Project overview
Working with our company partner, Codi’r To, and our creative team, this pilot project engages with the local community in exploring what it means to be Welsh today, particularly post-Brexit and post-Covid. It does do so through the medium of opera. Since February a group of 17 children from Ysgol Glan Cegin (Maesgeirchen, Bangor) have been working with Codi’r To and our creative team, writing and rehearsing a bilingual opera in miniature, on the theme ‘Wales today / Cymru heddiw’. The project centres on the children using their everyday language and idioms, to bring out their views and opinions on what it means to be Welsh and to live in Wales today. The resulting opera in miniature, with music by renowned Welsh composer Gareth Glyn, will be performed as part of a public concert held in Pontio on 18 May 2023, performed by the children and Codi’r To.

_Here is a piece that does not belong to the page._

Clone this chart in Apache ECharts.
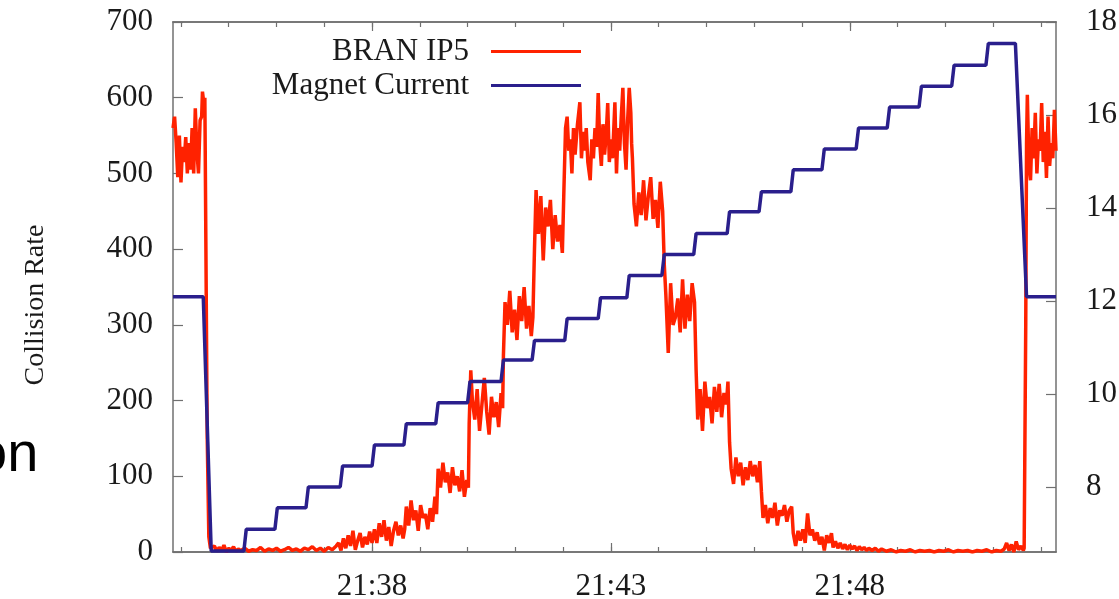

In the UK opera is often seen and represented as a symbol of elite and elitist culture, something which is alien and inaccessible. This is not the case. Opera brings together the disparate arts to form an edifying whole, greater than the sum of its parts. It can be used as a metaphor for education, something which may seem that ‘it’s not for me’, especially in economically deprived areas. However, once the barriers of access and understanding are removed seems possible and relevant. Fundamentally opera is simply a dramatic story set to music: modern conventions of opera mean that the genre can encompass a broad range of interpretations, including rock opera, rap opera and hip opera. By making the concept of opera accessible and by engaging the students through participation and creation it breaks down socio-economic barriers and opens new possibilities and opportunities. Opera can be used as an effective means of discussing important cultural topics such as identity. Working collaboratively through words and music also allows the children to explore issues of isolation and digital over-exposure, which have become increasingly prevalent during the pandemic.
In addition to research findings the project will generate a cultural artefact reflecting the opinions and views of those arguably most affected by Brexit and Covid and those who don’t have a voice: children.